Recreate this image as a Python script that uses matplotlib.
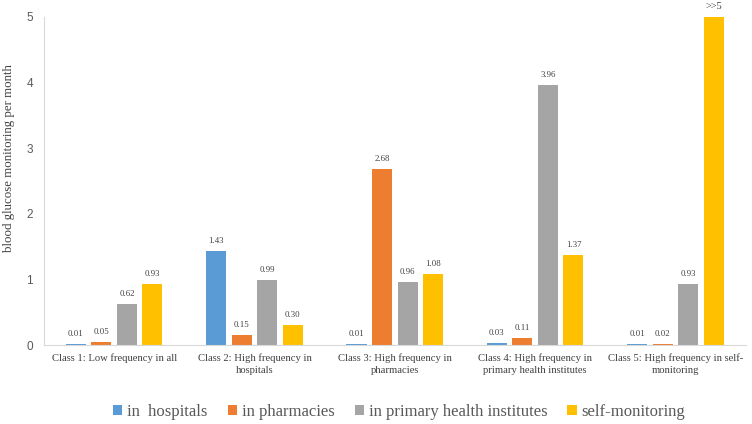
import matplotlib
matplotlib.use("Agg")
import matplotlib.pyplot as plt
import numpy as np

categories = ["Class 1: Low frequency in all",
              "Class 2: High frequency in\nhospitals",
              "Class 3: High frequency in\npharmacies",
              "Class 4: High frequency in\nprimary health institutes",
              "Class 5: High frequency in self-\nmonitoring"]
series_names = ["in  hospitals", "in pharmacies", "in primary health institutes", "self-monitoring"]
hospitals = [0.01, 1.43, 0.01, 0.03, 0.01]
pharmacies = [0.05, 0.15, 2.68, 0.11, 0.02]
primary = [0.62, 0.99, 0.96, 3.96, 0.93]
self_mon = [0.93, 0.30, 1.08, 1.37, 5.0]   # class 5 value is >>5, clipped at axis top
labels = [
    ["0.01", "1.43", "0.01", "0.03", "0.01"],
    ["0.05", "0.15", "2.68", "0.11", "0.02"],
    ["0.62", "0.99", "0.96", "3.96", "0.93"],
    ["0.93", "0.30", "1.08", "1.37", ">>5"],
]
colors = ["#5B9BD5", "#ED7D31", "#A5A5A5", "#FFC000"]
yticks = [0, 1, 2, 3, 4, 5]

fig = plt.figure(figsize=(7.52, 4.24), dpi=100)
ax = fig.add_axes([0.0585, 0.186, 0.933, 0.774])
x = np.arange(len(categories))
width = 0.143
pitch = 0.182
data = [hospitals, pharmacies, primary, self_mon]
for i, (vals, c, name) in enumerate(zip(data, colors, series_names)):
    pos = x + (i - 1.5) * pitch
    ax.bar(pos, vals, width=width, color=c, label=name)
    for j, (p, v) in enumerate(zip(pos, vals)):
        lab = labels[i][j]
        if lab:
            fs = 7.5 if lab == ">>5" else 6.3
            ax.annotate(lab, (p, v), xytext=(0, 4.5), textcoords="offset points",
                        ha="center", va="bottom", fontsize=fs,
                        family="Liberation Serif", color="#404040",
                        annotation_clip=False)

ax.set_xlim(-0.5, len(categories) - 0.5)
ax.set_ylim(0, 5)
ax.set_yticks(yticks)
ax.set_yticklabels([str(t) for t in yticks], family="Liberation Sans", fontsize=8.5, color="#595959")
ax.set_xticks(x)
ax.set_xticklabels(categories, family="Liberation Serif", fontsize=7.7, color="#404040",
                   linespacing=1.35)
ax.tick_params(axis="x", length=0, pad=6)
ax.tick_params(axis="y", length=0, pad=8)
for s in ["top", "right"]:
    ax.spines[s].set_visible(False)
ax.spines["left"].set_color("#D9D9D9")
ax.spines["bottom"].set_color("#D9D9D9")
ax.set_ylabel("blood glucose monitoring per month", family="Liberation Serif", fontsize=9.3, color="#404040")
ax.yaxis.set_label_coords(-0.042, 0.57)

leg = fig.legend(loc="center", bbox_to_anchor=(0.531, 0.028), ncol=4, frameon=False,
                 prop={"family": "Liberation Serif", "size": 12}, handlelength=0.55,
                 handleheight=0.55, handletextpad=0.3, columnspacing=1.2)
for t in leg.get_texts():
    t.set_color("#595959")

fig.savefig("out.png", dpi=100)
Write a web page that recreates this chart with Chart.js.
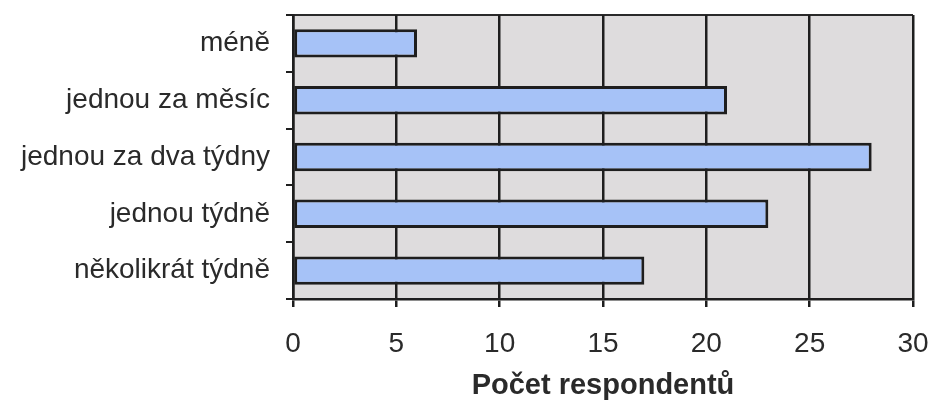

------------------------------

All lines from the start of the entries through the one with "yticks = [0, 1, 2, 3, 4, 5]" are to be output exactly; omit the pictures.

Recreate this image as a Python script that uses matplotlib.
import matplotlib
matplotlib.use("Agg")
import matplotlib.pyplot as plt
import numpy as np

categories = ["Class 1: Low frequency in all",
              "Class 2: High frequency in\nhospitals",
              "Class 3: High frequency in\npharmacies",
              "Class 4: High frequency in\nprimary health institutes",
              "Class 5: High frequency in self-\nmonitoring"]
series_names = ["in  hospitals", "in pharmacies", "in primary health institutes", "self-monitoring"]
hospitals = [0.01, 1.43, 0.01, 0.03, 0.01]
pharmacies = [0.05, 0.15, 2.68, 0.11, 0.02]
primary = [0.62, 0.99, 0.96, 3.96, 0.93]
self_mon = [0.93, 0.30, 1.08, 1.37, 5.0]   # class 5 value is >>5, clipped at axis top
labels = [
    ["0.01", "1.43", "0.01", "0.03", "0.01"],
    ["0.05", "0.15", "2.68", "0.11", "0.02"],
    ["0.62", "0.99", "0.96", "3.96", "0.93"],
    ["0.93", "0.30", "1.08", "1.37", ">>5"],
]
colors = ["#5B9BD5", "#ED7D31", "#A5A5A5", "#FFC000"]
yticks = [0, 1, 2, 3, 4, 5]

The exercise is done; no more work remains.